Romeo and Juliet
How we cite our quotes:
Two households, both alike in dignity,
In fair Verona, where we lay our scene,
From ancient grudge break to new mutiny,
Where civil blood makes civil hands unclean.
From forth the fatal loins of these two foes
A pair of star-cross'd lovers take their life;
Whose misadventured piteous overthrows
Do with their death bury their parents' strife.
The fearful passage of their death-mark'd love,
And the continuance of their parents' rage,
Which, but their children's end, nought could remove,
Is now the two hours' traffic of our stage;
Think of this like a mini-reading guide: here, Shakespeare (or the Chorus) tells us up front that, over the course of the play, "two households," or families in Verona, are going to get caught up (again) in a long standing feud, or "ancient grudge." Not only that, but things are going to get "blood[y]" when their children (the kids who came from their parents' "fatal loins") fall in love and then later "take their life." We also know that the deaths of the two "star-crossed lovers" will put an end to their families' hatred. In just a few lines, Shakespeare lays out the plot and a few of the major themes—done and done.

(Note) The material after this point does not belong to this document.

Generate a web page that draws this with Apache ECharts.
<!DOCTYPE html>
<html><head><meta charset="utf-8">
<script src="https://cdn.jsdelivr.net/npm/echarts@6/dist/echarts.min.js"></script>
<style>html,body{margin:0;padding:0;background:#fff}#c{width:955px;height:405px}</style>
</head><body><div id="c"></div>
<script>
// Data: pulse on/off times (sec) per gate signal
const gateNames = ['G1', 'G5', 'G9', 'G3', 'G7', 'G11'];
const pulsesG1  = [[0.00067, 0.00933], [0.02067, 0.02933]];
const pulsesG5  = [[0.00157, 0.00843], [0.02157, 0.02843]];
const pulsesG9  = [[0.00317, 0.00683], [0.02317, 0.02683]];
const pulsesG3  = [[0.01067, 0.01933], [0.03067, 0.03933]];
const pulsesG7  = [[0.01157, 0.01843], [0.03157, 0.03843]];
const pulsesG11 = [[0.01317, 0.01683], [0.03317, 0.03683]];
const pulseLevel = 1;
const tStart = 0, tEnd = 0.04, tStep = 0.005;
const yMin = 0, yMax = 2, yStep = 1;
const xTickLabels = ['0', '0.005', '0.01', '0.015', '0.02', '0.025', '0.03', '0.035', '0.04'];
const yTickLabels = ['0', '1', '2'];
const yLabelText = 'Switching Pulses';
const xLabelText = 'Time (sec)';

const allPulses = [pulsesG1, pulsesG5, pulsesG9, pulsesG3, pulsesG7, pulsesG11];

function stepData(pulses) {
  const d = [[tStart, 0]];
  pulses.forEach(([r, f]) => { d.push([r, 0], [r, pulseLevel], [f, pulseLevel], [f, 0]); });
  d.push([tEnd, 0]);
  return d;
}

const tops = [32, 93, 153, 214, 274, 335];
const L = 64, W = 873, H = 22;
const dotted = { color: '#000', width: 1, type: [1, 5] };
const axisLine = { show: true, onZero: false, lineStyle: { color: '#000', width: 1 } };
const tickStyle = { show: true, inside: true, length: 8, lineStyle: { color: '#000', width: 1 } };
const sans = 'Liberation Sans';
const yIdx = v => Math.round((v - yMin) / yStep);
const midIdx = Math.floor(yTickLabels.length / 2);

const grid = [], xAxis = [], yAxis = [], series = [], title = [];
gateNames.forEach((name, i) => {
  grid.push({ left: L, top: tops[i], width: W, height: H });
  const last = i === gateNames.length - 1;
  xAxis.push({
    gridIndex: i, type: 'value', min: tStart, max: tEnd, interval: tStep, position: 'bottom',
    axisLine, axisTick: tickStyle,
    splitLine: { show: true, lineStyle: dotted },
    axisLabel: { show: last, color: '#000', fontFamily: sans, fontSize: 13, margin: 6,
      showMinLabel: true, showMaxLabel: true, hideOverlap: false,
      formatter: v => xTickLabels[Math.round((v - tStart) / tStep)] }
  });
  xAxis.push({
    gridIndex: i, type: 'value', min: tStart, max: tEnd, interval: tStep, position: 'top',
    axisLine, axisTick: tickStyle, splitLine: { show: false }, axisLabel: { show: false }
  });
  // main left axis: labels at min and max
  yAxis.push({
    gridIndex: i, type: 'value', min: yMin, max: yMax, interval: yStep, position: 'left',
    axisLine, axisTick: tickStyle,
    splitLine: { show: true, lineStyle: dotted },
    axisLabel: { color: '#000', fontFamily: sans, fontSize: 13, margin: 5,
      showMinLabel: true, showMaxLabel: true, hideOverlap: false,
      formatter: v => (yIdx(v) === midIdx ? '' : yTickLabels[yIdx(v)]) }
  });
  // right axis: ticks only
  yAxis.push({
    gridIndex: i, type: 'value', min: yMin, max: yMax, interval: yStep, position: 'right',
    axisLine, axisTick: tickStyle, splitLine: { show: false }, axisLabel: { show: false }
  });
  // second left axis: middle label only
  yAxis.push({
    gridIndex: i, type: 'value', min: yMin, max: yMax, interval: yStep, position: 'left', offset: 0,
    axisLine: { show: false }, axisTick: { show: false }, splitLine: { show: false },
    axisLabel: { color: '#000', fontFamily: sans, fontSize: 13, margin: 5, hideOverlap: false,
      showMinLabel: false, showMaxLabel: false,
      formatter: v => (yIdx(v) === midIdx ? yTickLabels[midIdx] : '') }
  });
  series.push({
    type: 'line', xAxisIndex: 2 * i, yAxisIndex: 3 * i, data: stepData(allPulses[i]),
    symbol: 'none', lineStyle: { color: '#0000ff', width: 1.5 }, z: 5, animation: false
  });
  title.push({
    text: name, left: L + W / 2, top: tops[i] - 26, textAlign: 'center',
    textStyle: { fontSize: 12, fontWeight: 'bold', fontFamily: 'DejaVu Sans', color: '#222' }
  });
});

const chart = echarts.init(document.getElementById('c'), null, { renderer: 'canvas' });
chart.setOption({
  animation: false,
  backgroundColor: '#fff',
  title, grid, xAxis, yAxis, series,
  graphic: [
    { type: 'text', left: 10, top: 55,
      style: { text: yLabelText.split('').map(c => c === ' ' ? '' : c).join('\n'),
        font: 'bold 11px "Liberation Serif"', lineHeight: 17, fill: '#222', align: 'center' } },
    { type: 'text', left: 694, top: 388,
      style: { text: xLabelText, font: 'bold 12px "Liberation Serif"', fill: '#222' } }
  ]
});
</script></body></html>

Do you bite your thumb at us, sir?
I do bite my thumb, sir.
Do you bite your thumb at us, sir?
[Aside to GREGORY] Is the law of our side, if I say
No, sir, I do not bite my thumb at you, sir, but I
bite my thumb, sir. (1.1.1)
Okay, what is going on here? Basically, thumb biting, which involves biting and then flicking one's thumb from behind the upper teeth, is a Shakespearean version of flipping someone the bird. Now, Sampson (a Capulet servant) doesn't have a good reason to insult the Montagues' servants—he's just looking to stir up trouble because his masters are feuding with the Montagues, but probably more because he's bored. Plus, Sampson's too much of a coward to own up to his silly gesture because the "law" won't be on his "side" if his thumb biting causes a big old brawl (he doesn't want to get busted for causing a fracas). What's the point of all this? Well, the Capulet/Montague feud, which has obviously trickled down to involve their servants, is completely absurd. Just like Sampson's thumb biting.
What, ho! you men, you beasts,
That quench the fire of your pernicious rage
With purple fountains issuing from your veins,
On pain of torture, from those bloody hands
Throw your mistemper'd weapons to the ground […]
Three civil brawls, bred of an airy word,
By thee, old Capulet, and Montague,
Have thrice disturb'd the quiet of our streets,
And made Verona's ancient citizens
Cast by their grave beseeming ornaments,
To wield old partisans, in hands as old,
Canker'd with peace, to part your canker'd hate
When the Prince calls the Capulets and Montagues a bunch of "beasts," he implies that their hatred doesn't seem to have any rational cause – it is simply the result of passions they refuse to restrain. We also notice that there's never any real explanation of what caused the feud or why it even continues. The only thing we know is that there have been three big street fights that have "disturb'd the quiet of [the] streets" in Verona. The Prince's solution to all of this violence? Any man caught brawling in the future will be sentenced to "death."
Brain Snack: In West Side Story, an award winning musical adaptation of Shakespeare's play, the Capulet/Montague feud is turned into a racially motivated rivalry between two 1950s street gangs, the Jets and the Sharks.